Neutral density filters are well-known the art of theatrical lighting for the stage and related fields. Traditionally, colored filters are placed across the light beam.
A strip filter slide, or plate, having the capability of transmitting light of varied intensities is positioned in operational association with an aperture through which a beam of light passes. The strip filter plate is moved across the beam of light so that the color saturation of the transmitted light is gradually increased or decreased in accordance with the position of a selected area of color density moved across the path of the light beam. Filters of the primary colors placed one behind the other are operated in series to create a desired color at a particular saturation level. Another configuration of filter of a color changer is a rotatable disk having regions of variable intensity in the same manner as the strip filter plate type color changer.
The type of filters used in the art until recently has been absorption filters, which are generally made of glass. Spraying of color filter material on a translucent material is also done. A filter which passes a color of a particular wavelength, such as blue, for example, is moved across a beam aperture so that wavelengths of light not blue are absorbed. The density of the translucent colored material gradually changes so that the saturation level of the selected color transmitted can be gradually increased or decreased.
Recently, multilayered interference filters, also called dichroic filters, have been employed in color changing systems. The dichroic technique exploits subtractive chromatic characteristics of color-temperature-stabilized light sources. In brief, the dichroic technique comprises a multilayer interference filter construction which alternates layers of translucent material of different refractive indices so as to cause selective interference of wavelengths with the exception of the wavelength of the color that is to be enhanced. For example, if blue is to be enhanced by 10 percent, the dichroic filter interferes with, thus reducing, the remaining wavelengths of the visible spectrum by an approximate 10 percent factor leaving the blue wavelength transmitted intact with the color blue enhanced by its increased presence relative to the total wavelength presence of the remaining light beam.

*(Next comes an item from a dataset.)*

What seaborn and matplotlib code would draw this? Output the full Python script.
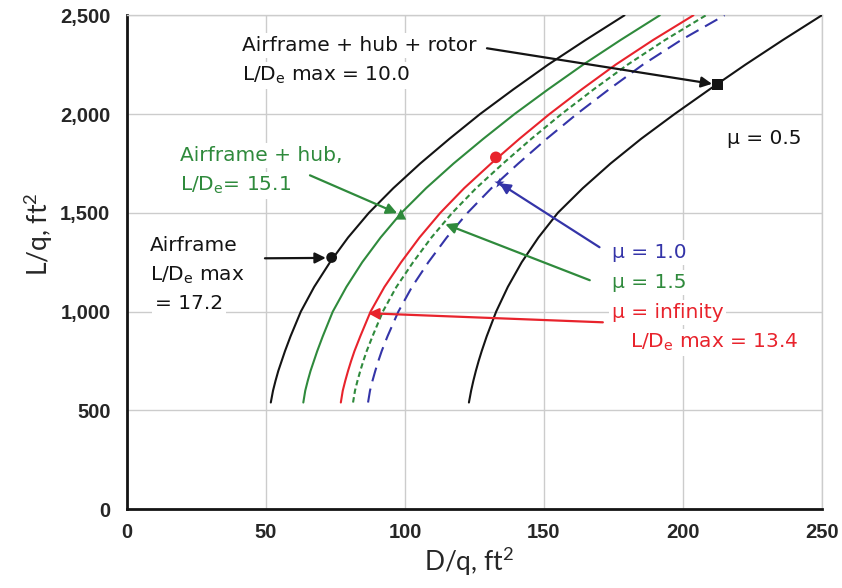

Dichroic filters because of their reflective capability are much cooler and have fewer scattering losses than absorptive filters with the result that the dichroic filters have a 5-10% output advantage over absorptive filters.
A problem of filtering devices in general is that the degree of color saturation of the light beam varies across the aperture of the beam primarily because the filter is moved from one side of the beam aperture to the other side and is also positioned in place so that the color saturation varies across the beam aperture and likewise at the beam termination. This undesirable effect is especially noticeable during the change from one color or color saturation level to another.